At the closing ceremony, the mineral sector reaffirmed its commitment to sustainable development in the region

The Amazon and New Economies International Conference came to an end this Friday (01), in Belém (PA), with news that was greatly celebrated by the event participants: the second edition of the Conference will be held in 2024. The announcement was made by the CEO of the Brazilian Mining Institute (IBRAM), Raul Jungmann, during the closing ceremony.

Excited, Jungmann said that the decision to hold the Conference arose from the idea that it was necessary to embrace the Amazon. “It is not enough to do business, think about productivity and everything else that makes an economic activity exist. At a time when we are all living with the climate crisis, no one can be left out. There’s no point in having the best financial results if we don’t take care of our home.”

The president director of IBRAM also reinforced the public commitment to the living forest, respect for traditional peoples and communities and the reduction of inequality.

The ceremony was also attended by Justice Gilmar Mendes, from the Federal Supreme Court (STF), and Minister Jader Filho, from the Ministry of Cities, and the former Minister of the Environment, Izabella Teixeira.

When highlighting the “challenging task of seeking strategies for the sustainable development of the Amazon”, Gilmar Mendes pointed out as progress the recent decision of the STF to suspend the presumption of legality in the gold trade. “The simplification of the gold purchasing process caused a reduction in supervision of purchase and sale operations, weakening the chain and causing damage to the environment, health and safety of the region’s population, as well as the mining sector.”

A native of Pará and knowledgeable about the Amazonian reality, Minister Jader Filho highlighted the federal government’s commitment to tackling the climate crisis. “We are not going to escape responsibility, but we want to understand whether rich countries know what their responsibility is in this confrontation. We have heard many promises, but when will they come true?”

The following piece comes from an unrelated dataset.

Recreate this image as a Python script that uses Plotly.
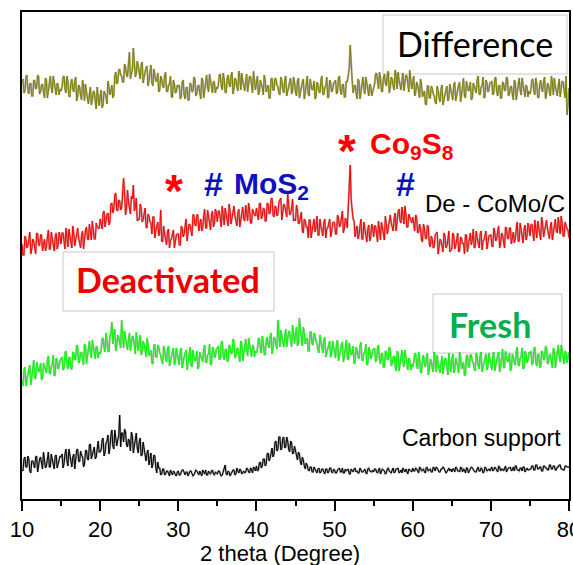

The minister also highlighted the existence of 30 million inhabitants of the Brazilian Amazon, “people who want quality jobs and cities that offer quality of life”. According to the minister, “it is necessary to understand that the solution involves the people who live here, and that the majority of them live in the city”.

Former minister Izabella Teixeira celebrated the event in the capital of Pará. “Brazil doesn’t know Brazil. Holding a conference like this here means projecting not only the Amazon, but Brazil for Brazil.” She also celebrated the success of the event. “Many people didn’t believe it would work and disembarked, but many more people embarked. The debates were very rich and the results are impressive”.

The last speech of the Conference was made by the host, the governor of Pará, Helder Barbalho. “The photography of this event demonstrates a paradigm shift. For the first time, mining, not in isolation, but collectively, dialogues and builds. The sector seeks to open itself to dialogue with society and embraces the role of promoting strategies and initiatives that can build economic solutions for the Amazon.”

Finally, Barbalho stated that it is no longer possible to accept that Pará, with great relevance for the construction of the Brazilian GDP, continues to face so many social challenges. “We need to reconcile economic and natural wealth with social wealth, and bioeconomy can be the way to achieve this.”

About the Conference

The Amazon and New Economies International Conference is promoted by the Brazilian Mining Institute (IBRAM), a non-profit organization that brings together more than 130 companies and institutions that work in the Mineral sector and are committed to protecting the Amazon. IBRAM and its members are committed to innovations in the sector and to disseminating the best business and environmental practices.

The event brings together representatives of the peoples of the forest, civil society, academia, the public and private sectors in the capital of Pará to address issues involving the environment, the economy and sustainable development.